As a new citizen, like those who now clutch at their hard won certificates, I was given a free Cultural Pass allowing me to visit out of the way places free of charge where I can shoot all manner of beasts, but I have to say that Fort Conger, lying as it does sufficiently far away from the equator to require head to toe thermal underwear at all times, promotes a new kind of challenge that us red blooded canadians love to grapple with. It's exemplified by this quote from Wikipedia.
During his 1899 expedition to reach the geographic North Pole, Robert Peary reached Fort Conger, only to have several toes snap off at the first joint because of frostbite.[6] Bedridden for weeks while recuperating, Peary wrote on a wall, Inveniam viam aut faciam ("I shall find a way or make one."),[7] the words Hannibal had allegedly said before crossing the Alps.

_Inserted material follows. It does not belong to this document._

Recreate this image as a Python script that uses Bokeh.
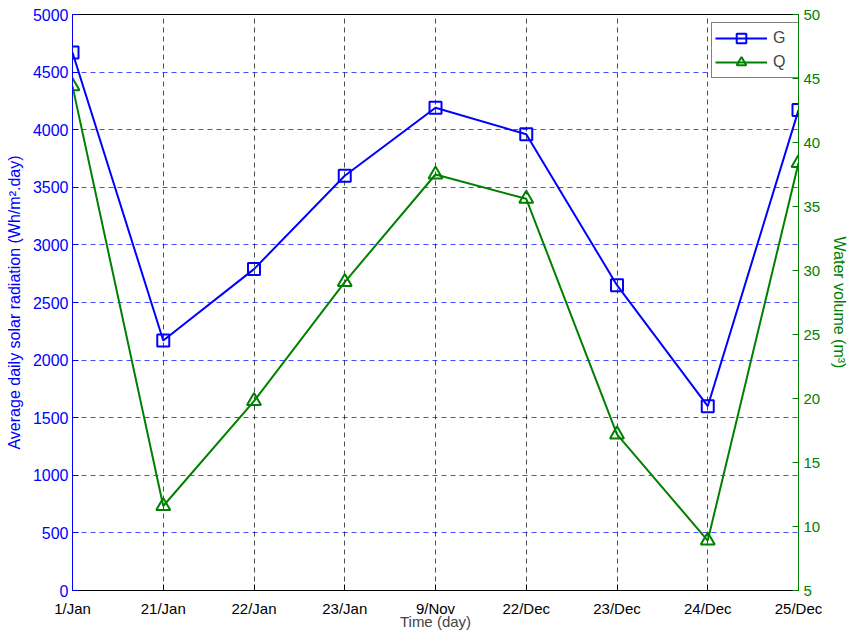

Peary wouldn't have been one to await 12 months for citizenship. He'd have grabbed destiny by both cajones in his two hands, if he'd any left of course after the frostbite, and might have declared Fort Conger to be a colony of the British Empire. had he been english. But having sacrificed so much I'm inclined to forgive his non-englishness . We might, even today be booking tours to visit Pearyland and eating pork pies and drinking flat beer from specially warmed barrels in the most northerly pub on the planet.

Last edited by dave_j; Feb 21st 2019 at 6:53 pm.